Pareidolia
Towards the end of our conversation, I asked Felix (in Episode 25) about his lessons to illustration students at the Munster School of Design. He spoke about a concept he has coined drainting - an “intuitive combination of drawing and painting”. He said he makes his students paint silhouettes before they draw lines. This is a way to capture gestures and pose in the human form, and to find character and personality in inanimate buildings and structures.
How do you find personality in things that are not human? How does a building’s silhouette say anything about character? The word he uses is pareidolia.
Pareidolia is a form of apophenia, which is a more general term for the human tendency to seek patterns in random information. Like seeing shapes in clouds, or finding rock formations that look like faces.
Of course, there is not really a face on the rocks. There is no elephant up in the clouds. It is merely human imagination. Pointless. Right?
But it is useful.
Felix uses it to teach drawing - capturing information, and bestowing meaning upon things that do not otherwise have them. As artists, we need to see things that are not there, and render them in a way that the viewer also sees them, and recognizes them as we do. That is the essence of art.

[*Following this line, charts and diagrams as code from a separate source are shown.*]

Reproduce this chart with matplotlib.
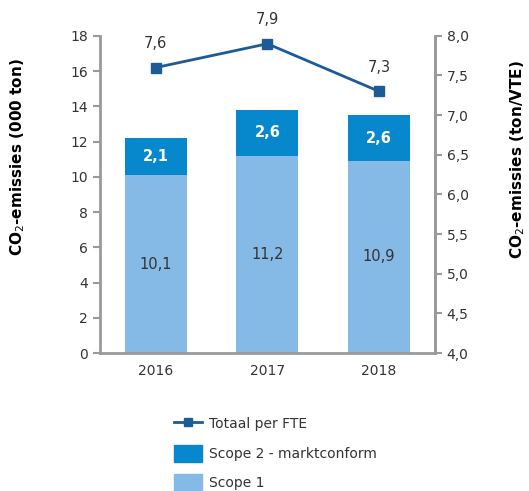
import matplotlib.pyplot as plt
import numpy as np
from matplotlib.lines import Line2D
from matplotlib.patches import Patch

jaren = ['2016', '2017', '2018']
scope1 = np.array([10.1, 11.2, 10.9])
scope2 = np.array([2.1, 2.6, 2.6])
per_fte = np.array([7.6, 7.9, 7.3])

kleur_scope1 = '#85b9e6'
kleur_scope2 = '#0788cc'
kleur_lijn = '#1d5b97'
grijs = '#9a9a9a'
tekst = '#333333'

plt.rcParams['font.family'] = ['DejaVu Sans']

fig = plt.figure(figsize=(5.29, 4.91), dpi=100)
ax = fig.add_axes([0.189, 0.281, 0.633, 0.646])
x = np.arange(len(jaren))
breedte = 0.555

ax.bar(x, scope1, breedte, color=kleur_scope1, zorder=2)
ax.bar(x, scope2, breedte, bottom=scope1, color=kleur_scope2, zorder=2)

for i in range(len(jaren)):
    ax.text(x[i], scope1[i] / 2, f'{scope1[i]:.1f}'.replace('.', ','),
            ha='center', va='center', fontsize=10.5, color=tekst)
    ax.text(x[i], scope1[i] + scope2[i] / 2, f'{scope2[i]:.1f}'.replace('.', ','),
            ha='center', va='center', fontsize=10.5, color='white', fontweight='bold')

ax.set_xlim(-0.5, 2.5)
ax.set_ylim(0, 18)
ax.set_yticks(np.arange(0, 19, 2))
ax.set_xticks(x)
ax.set_xticklabels(jaren)

ax2 = ax.twinx()
ax2.plot(x, per_fte, color=kleur_lijn, linewidth=2, marker='s', markersize=7, zorder=3)
for i in range(len(jaren)):
    ax2.annotate(f'{per_fte[i]:.1f}'.replace('.', ','), (x[i], per_fte[i]),
                 xytext=(0, 12), textcoords='offset points',
                 ha='center', va='bottom', fontsize=10.5, color=tekst)
ax2.set_ylim(4.0, 8.0)
ax2.set_yticks(np.arange(4.0, 8.01, 0.5))
ax2.set_yticklabels([f'{v:.1f}'.replace('.', ',') for v in np.arange(4.0, 8.01, 0.5)])

for a in (ax, ax2):
    a.spines['top'].set_visible(False)
    for s in ('left', 'right', 'bottom'):
        a.spines[s].set_color(grijs)
        a.spines[s].set_linewidth(2)
    a.tick_params(colors=grijs, labelcolor=tekst, labelsize=10, width=1.5, length=5)
ax.tick_params(axis='x', length=0, pad=8)
ax2.spines['left'].set_visible(False)
ax2.spines['bottom'].set_visible(False)

# as-titels staan hoog naast de assen
fig.text(18 / 529, 1 - 157 / 491, r'CO$_2$-emissies (000 ton)', rotation=90,
         ha='center', va='center', fontsize=11, fontweight='bold')
fig.text(518 / 529, 1 - 160 / 491, r'CO$_2$-emissies (ton/VTE)', rotation=90,
         ha='center', va='center', fontsize=11, fontweight='bold')

handles = [
    Line2D([0], [0], color=kleur_lijn, linewidth=2, marker='s', markersize=6),
    Patch(color=kleur_scope2),
    Patch(color=kleur_scope1),
]
labels = ['Totaal per FTE', 'Scope 2 - marktconform', 'Scope 1']
fig.legend(handles, labels, loc='upper left', bbox_to_anchor=(0.305, 0.18),
           frameon=False, fontsize=10, handlelength=2.0, handleheight=1.5,
           labelspacing=0.9, handletextpad=0.5, labelcolor=tekst)

fig.savefig('out.png', dpi=100)
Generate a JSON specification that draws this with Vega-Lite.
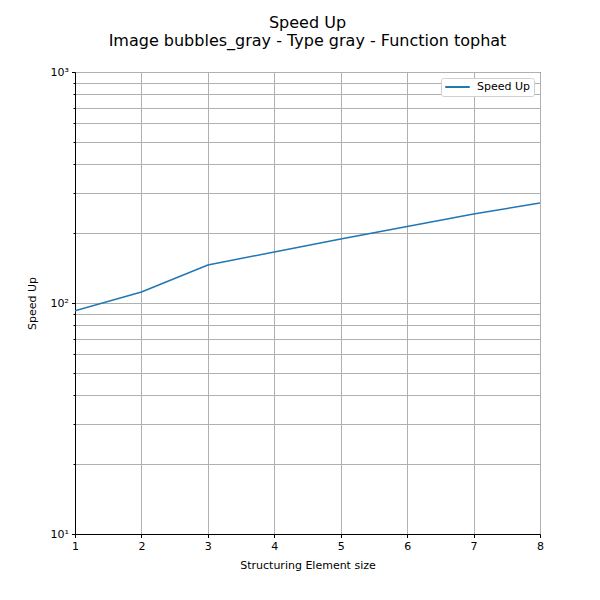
{
  "$schema": "https://vega.github.io/schema/vega-lite/v6.json",
  "width": 465,
  "height": 462,
  "autosize": {"type": "none"},
  "padding": {"left": 75, "top": 72, "right": 60, "bottom": 66},
  "background": "white",
  "config": {
    "font": "DejaVu Sans",
    "view": {"stroke": "black", "strokeWidth": 1},
    "axis": {
      "labelFont": "DejaVu Sans",
      "titleFont": "DejaVu Sans",
      "labelFontSize": 11,
      "titleFontSize": 11,
      "titleFontWeight": "normal",
      "labelColor": "#000000",
      "titleColor": "#000000",
      "domainColor": "#000000",
      "tickColor": "#000000",
      "gridColor": "#b0b0b0",
      "gridWidth": 1,
      "gridOpacity": 1
    }
  },
  "title": {
    "text": ["Speed Up", "Image bubbles_gray - Type gray - Function tophat"],
    "font": "DejaVu Sans",
    "fontSize": 16,
    "fontWeight": "normal",
    "color": "#000000",
    "anchor": "middle",
    "lineHeight": 18,
    "offset": 17
  },
  "data": {
    "values": [
      {"size": 1, "speedup": 92.6, "series": "Speed Up"},
      {"size": 2, "speedup": 111.6, "series": "Speed Up"},
      {"size": 3, "speedup": 146.0, "series": "Speed Up"},
      {"size": 4, "speedup": 166.3, "series": "Speed Up"},
      {"size": 5, "speedup": 189.3, "series": "Speed Up"},
      {"size": 6, "speedup": 214.6, "series": "Speed Up"},
      {"size": 7, "speedup": 242.7, "series": "Speed Up"},
      {"size": 8, "speedup": 270.9, "series": "Speed Up"}
    ]
  },
  "mark": {"type": "line", "strokeWidth": 1.5, "clip": true},
  "encoding": {
    "x": {
      "field": "size",
      "type": "quantitative",
      "scale": {"domain": [1, 8], "nice": false, "zero": false},
      "axis": {
        "title": "Structuring Element size",
        "values": [1, 2, 3, 4, 5, 6, 7, 8],
        "format": "d",
        "tickSize": 3.5,
        "labelPadding": 3,
        "titlePadding": 8,
        "grid": true,
        "labelFlush": false
      }
    },
    "y": {
      "field": "speedup",
      "type": "quantitative",
      "scale": {"type": "log", "domain": [10, 1000], "nice": false},
      "axis": {
        "title": "Speed Up",
        "values": [10, 20, 30, 40, 50, 60, 70, 80, 90, 100, 200, 300, 400, 500, 600, 700, 800, 900, 1000],
        "labelExpr": "datum.value == 10 ? '10¹' : datum.value == 100 ? '10²' : datum.value == 1000 ? '10³' : ''",
        "tickSize": {"condition": {"test": "datum.value == 10 || datum.value == 100 || datum.value == 1000", "value": 3.5}, "value": 2},
        "labelPadding": 3,
        "titlePadding": 13,
        "grid": true,
        "labelFlush": false
      }
    },
    "color": {
      "field": "series",
      "type": "nominal",
      "scale": {"range": ["#1f77b4"]},
      "legend": {
        "title": null,
        "orient": "top-right",
        "offset": 6,
        "symbolType": "stroke",
        "symbolStrokeWidth": 2,
        "symbolSize": 600,
        "clipHeight": 12,
        "labelFont": "DejaVu Sans",
        "labelFontSize": 11,
        "labelColor": "#000000",
        "labelOffset": 6,
        "strokeColor": "#d0d0d0",
        "fillColor": "white",
        "padding": 3,
        "cornerRadius": 2
      }
    }
  }
}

As humans, we seek patterns in everything we experience in our world. Human history is littered with innumerable patterns of our collective imagination. We have used mass illusion to achieve great ends. We drew lines across the night-sky, to connect stars that are lightyears away from us, and lightyears away from each other. Those lines formed shapes to resemble objects from our world, and we tied them to stories we told each other about heavenly beings in charge of our lives. For thousands of years, these stories have given both fear and hope, and inspired both courage and humility.
We used those lines - that do not exist - to find a way when we were lost and in the dark. Over land or sea, they helped us chart a way forward, and also to go back home.
It is not necessary that our patterns correspond to something real. A professor in my control engineering class described systems modeling this way:
All models are wrong. But some models are useful.
It is something I keep in mind when thinking about science, but also about religion and philosophy and whatever else we like to call ‘the truth’.